BEGIN Dataset extract
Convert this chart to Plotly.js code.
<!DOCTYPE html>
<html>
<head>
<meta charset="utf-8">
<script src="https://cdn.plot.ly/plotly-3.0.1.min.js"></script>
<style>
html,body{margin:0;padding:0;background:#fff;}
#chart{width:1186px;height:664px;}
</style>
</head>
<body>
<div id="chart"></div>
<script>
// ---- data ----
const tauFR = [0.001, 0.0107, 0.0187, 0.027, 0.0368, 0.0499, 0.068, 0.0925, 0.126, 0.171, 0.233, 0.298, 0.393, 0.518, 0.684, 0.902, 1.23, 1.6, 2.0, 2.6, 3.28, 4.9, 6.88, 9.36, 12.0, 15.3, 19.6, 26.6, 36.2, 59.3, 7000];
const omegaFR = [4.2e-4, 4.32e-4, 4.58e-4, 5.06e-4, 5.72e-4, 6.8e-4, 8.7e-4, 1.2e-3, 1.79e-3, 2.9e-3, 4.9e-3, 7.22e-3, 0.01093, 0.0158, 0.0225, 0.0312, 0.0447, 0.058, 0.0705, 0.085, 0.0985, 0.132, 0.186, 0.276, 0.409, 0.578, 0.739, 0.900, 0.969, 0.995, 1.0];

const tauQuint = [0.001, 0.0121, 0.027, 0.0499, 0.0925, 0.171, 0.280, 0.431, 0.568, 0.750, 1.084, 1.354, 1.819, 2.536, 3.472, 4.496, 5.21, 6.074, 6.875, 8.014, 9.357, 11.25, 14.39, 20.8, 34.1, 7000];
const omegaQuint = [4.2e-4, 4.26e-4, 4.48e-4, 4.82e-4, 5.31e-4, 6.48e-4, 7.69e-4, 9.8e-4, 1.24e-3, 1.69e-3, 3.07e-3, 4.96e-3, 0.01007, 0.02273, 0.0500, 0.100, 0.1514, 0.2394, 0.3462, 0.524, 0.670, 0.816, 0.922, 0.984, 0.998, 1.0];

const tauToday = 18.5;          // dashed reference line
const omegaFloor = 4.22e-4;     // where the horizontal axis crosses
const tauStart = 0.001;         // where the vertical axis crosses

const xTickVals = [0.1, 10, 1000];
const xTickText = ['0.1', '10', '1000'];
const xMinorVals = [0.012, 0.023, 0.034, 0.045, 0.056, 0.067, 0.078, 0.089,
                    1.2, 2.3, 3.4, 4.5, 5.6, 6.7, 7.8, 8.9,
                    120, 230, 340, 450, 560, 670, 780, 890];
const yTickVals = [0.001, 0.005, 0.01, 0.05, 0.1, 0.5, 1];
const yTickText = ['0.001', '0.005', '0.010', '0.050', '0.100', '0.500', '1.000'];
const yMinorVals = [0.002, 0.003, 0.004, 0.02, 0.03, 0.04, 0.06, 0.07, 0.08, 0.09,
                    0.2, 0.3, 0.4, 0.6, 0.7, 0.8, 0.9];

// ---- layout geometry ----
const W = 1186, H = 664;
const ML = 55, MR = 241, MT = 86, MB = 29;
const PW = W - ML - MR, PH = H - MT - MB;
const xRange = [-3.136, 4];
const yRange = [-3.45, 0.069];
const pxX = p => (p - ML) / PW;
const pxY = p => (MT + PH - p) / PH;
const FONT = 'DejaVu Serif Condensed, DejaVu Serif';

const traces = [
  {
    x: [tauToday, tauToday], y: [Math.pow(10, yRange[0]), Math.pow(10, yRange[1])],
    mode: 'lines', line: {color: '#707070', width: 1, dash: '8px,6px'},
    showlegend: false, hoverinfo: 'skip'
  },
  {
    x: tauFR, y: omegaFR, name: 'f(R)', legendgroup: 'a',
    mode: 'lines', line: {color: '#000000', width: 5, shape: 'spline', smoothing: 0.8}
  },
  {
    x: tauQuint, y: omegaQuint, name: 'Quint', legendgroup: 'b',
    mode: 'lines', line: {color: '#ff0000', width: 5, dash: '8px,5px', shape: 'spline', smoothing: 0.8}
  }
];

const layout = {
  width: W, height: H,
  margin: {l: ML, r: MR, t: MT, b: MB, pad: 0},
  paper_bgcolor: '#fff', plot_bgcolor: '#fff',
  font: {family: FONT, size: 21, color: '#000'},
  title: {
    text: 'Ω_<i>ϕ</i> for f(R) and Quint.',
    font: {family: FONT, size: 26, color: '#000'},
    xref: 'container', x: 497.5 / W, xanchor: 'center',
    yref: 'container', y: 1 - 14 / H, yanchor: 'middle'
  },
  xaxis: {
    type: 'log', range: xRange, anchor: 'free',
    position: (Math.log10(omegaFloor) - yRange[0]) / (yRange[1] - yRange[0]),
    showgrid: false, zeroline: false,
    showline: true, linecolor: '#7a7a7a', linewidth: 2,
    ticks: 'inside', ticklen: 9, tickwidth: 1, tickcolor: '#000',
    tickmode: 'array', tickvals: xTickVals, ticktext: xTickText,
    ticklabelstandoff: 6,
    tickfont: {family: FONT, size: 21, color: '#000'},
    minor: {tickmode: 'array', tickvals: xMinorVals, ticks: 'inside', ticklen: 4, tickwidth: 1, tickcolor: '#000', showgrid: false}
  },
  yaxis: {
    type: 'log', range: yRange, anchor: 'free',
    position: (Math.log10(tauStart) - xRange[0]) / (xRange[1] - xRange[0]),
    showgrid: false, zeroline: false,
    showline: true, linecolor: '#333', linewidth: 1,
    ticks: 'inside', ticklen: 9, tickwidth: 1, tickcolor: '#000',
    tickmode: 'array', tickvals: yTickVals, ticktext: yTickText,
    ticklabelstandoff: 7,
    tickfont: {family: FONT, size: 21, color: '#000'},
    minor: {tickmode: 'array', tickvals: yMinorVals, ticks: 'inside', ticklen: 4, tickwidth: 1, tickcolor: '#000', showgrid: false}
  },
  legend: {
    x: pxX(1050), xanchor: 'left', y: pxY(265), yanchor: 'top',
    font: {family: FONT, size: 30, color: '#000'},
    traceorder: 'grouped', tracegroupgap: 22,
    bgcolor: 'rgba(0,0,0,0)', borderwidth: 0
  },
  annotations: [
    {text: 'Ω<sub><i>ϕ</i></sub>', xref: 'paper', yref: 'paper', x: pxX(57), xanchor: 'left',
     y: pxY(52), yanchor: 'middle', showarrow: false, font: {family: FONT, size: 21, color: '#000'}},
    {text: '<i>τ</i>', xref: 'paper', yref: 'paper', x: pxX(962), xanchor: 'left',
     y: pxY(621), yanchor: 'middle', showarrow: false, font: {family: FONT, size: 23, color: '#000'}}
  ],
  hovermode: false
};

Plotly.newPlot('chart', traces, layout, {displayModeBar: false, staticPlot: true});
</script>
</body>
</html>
END Dataset extract
Copy out all lines that carry the word "chart".

# Task response
Convert this chart to Plotly.js code.
#chart{width:1186px;height:664px;}
<div id="chart"></div>
Plotly.newPlot('chart', traces, layout, {displayModeBar: false, staticPlot: true});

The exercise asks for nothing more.